While in Pennsylvania, Bowie visited Sigma Sound Studios in Philadelphia to work on recordings with the American musician Ava Cherry.[11][12] Sigma Sound was the home of Philadelphia soul[13][14] and the favourite studio of the writer-producer duo Kenneth Gamble and Leon Huff; the two had co-founded Philadelphia International Records, the home of many well-known black American musicians. At the end of the first leg of the tour, Bowie returned to New York City to mix David Live, listening to various black albums in preparation for his return to Sigma Sound.[1]
For the backing band, Bowie wanted to hire MFSB ("Mother Father Sister Brother"),[6] Sigma Sound's house band of over 30 session musicians.[15][14] All members were unavailable except for Larry Washington (percussion), so Bowie went to New York City for further recruitment. Mike Garson (piano), David Sanborn (saxophone) and Pablo Rosario (percussion) were retained from the Diamond Dogs Tour, while Earl Slick was replaced by Alomar on guitar. At Alomar's suggestion, Bowie hired Andy Newmark, a former member of Sly and the Family Stone, and Willie Weeks of the Isley Brothers to replace Tony Newman and Herbie Flowers on drums and bass, respectively. The producer Tony Visconti joined the project immediately after Bowie informed him of Weeks' involvement;[1][9] Visconti co-produced much of Bowie's work for the rest of the decade.[16] Cherry, Alomar's wife Robin Clark, then-unknown singer Luther Vandross, Anthony Hinton and Diane Sumler performed backing vocals for the sessions.[9][5]
Demo work began at Sigma Sound on 8 August 1974, with official work starting three days later on 11 August upon Visconti's arrival.[1][17] Before Philadelphia, Bowie had spent most of his recording career in Britain, where recording methods were different from those in the United States.
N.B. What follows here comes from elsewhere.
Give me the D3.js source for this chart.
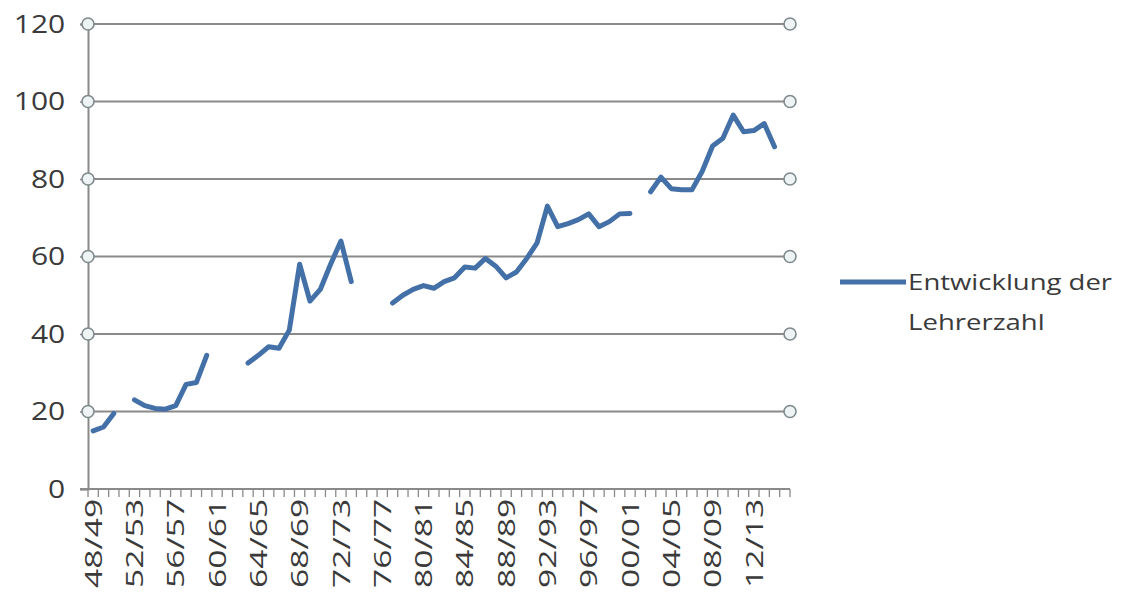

At Olympic and Trident Studios in Britain, engineers applied equalisers and reverb as they were recording, so these effects were heard upon playback. At Sigma Sound, however, the engineers applied effects during the mixing stage. Bowie was initially confounded when hearing the tapes back, as according to the biographer Chris O'Leary, he "hadn't heard his 'naked' voice on tape in years".[5]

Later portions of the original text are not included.